Must America Follow Sweden?
The socialist would defend the Swedish pattern, and probably treat its welfare programs as only a step in the right direction. Though many Western world socialists have dropped nationalization of industry from their design for utopia, they all advocate continually increasing government intrusion into service areas and equality of material possessions through redistribution of income. Their defense is invariably that their policies provide for "the people’s security" (and one might add, "whether they like it or not"). However, the pattern of life which one sees emerge, while perhaps on a higher material scale, is merely another one of the authoritarian social structures which evolved from the revolutionary doctrines of Rousseau, Hegel, Babeuf, and Marx.

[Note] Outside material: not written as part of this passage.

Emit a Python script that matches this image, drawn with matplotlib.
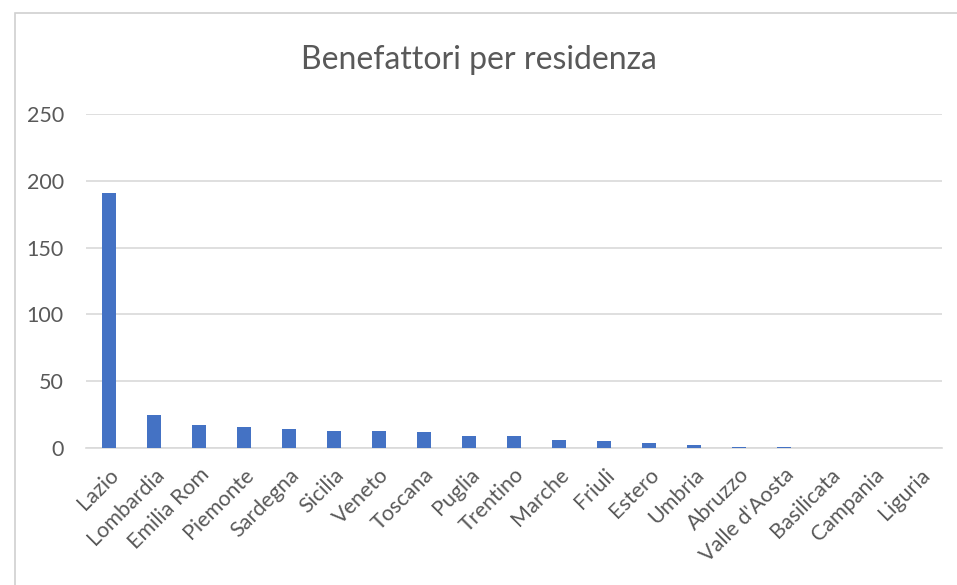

The American can no longer smugly claim this country as the last defender of the free market and individualism, when it is obvious that almost every device for effecting the eventual total welfare state in Sweden is now a feature of our own system of government. And both nations prosper relative to their more socialistic neighbors only to the extent that the social planners pragmatically allow the free market to function.